The missions Tanner solves being real-world news stories is just one layer of this. The ‘film challenges’ recreate famous movie car chases from the likes of Blues Brothers and Dukes of Hazard. Since the very first Driver on Playstation, the series has been about trying to capture the feel of a Hollywood car chase. The developers of that first game clearly had a love for that media and wanted to bring that to videogames. In Driver SF, this is still the case, but now that desire of the developers itself finds its own way into the game. Tanner, himself a keen driver, clearly loves Hollywood car chases and has a deep-rooted desire to drive like that. In his dreamworld, he finally has the chance to do so.
Then there are all the bombs. So many bombs. Which exist probably both because Tanner is so obsessed with Jericho’s bomb plot and because ever since 9-11, culture creators (and indeed all of us) can’t help but fixate on the possibility of our seemingly safe cities suddenly exploding. We might not be frozen with paranoia, but the extremist bomber is a haunted zeitgeist of our time, and it inevitably finds its way into the culture we make and consume.

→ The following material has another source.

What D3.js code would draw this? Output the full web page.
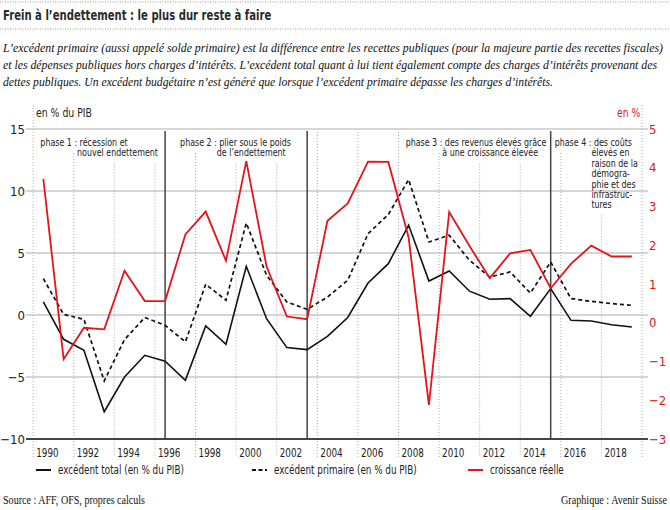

Works influence works; media influence media. It’s not so much that the media we consume skews how we see the world, but more so that the media we consume constructs our own subjective world—both in ways we realise and ways we don’t realise. The world of Driver SF is constructed by outside media—both through the developers and through Tanner himself—in both blatant and subtle ways. I knew Tanner’s world was influenced by the news channel broadly, but I had no idea that influence was so pervasive and ubiquitous as to affect individual snippets of dialog, to affect the very lens through which I looked down on the city.

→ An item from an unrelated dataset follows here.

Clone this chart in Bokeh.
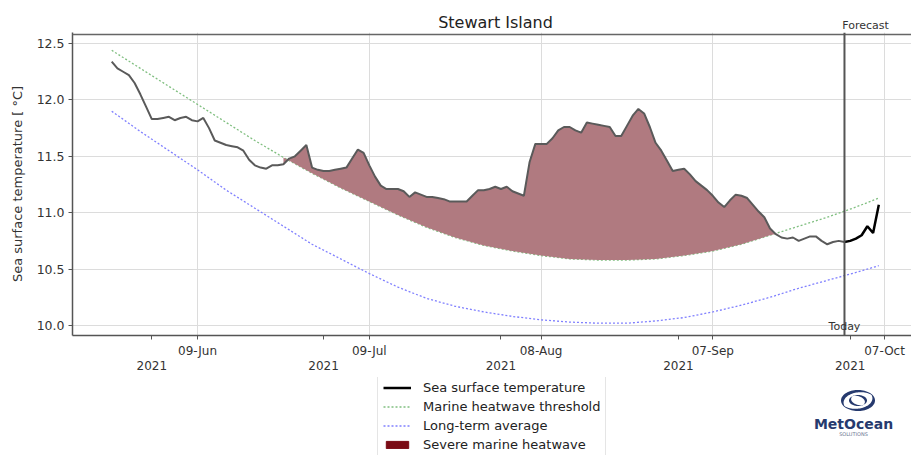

Lots of people don’t like the idea of media being ‘consumed’ as they think it just sounds too passive, like the media consumer just lies down (not unlike a coma patient, actually) and uncritically lets the media seep into them. Indeed, how we engage with different media (videogames included) is perhaps more complicated than the term ‘consume’ can do justice. But regardless, media truly does get inside of us; it gets under our skin. Tanner has his eyes on the city, and we look out from that eye down on the gameworld. But what’s on this side of that eye that is looking outward? What has seeped into us that is altering what we see out there?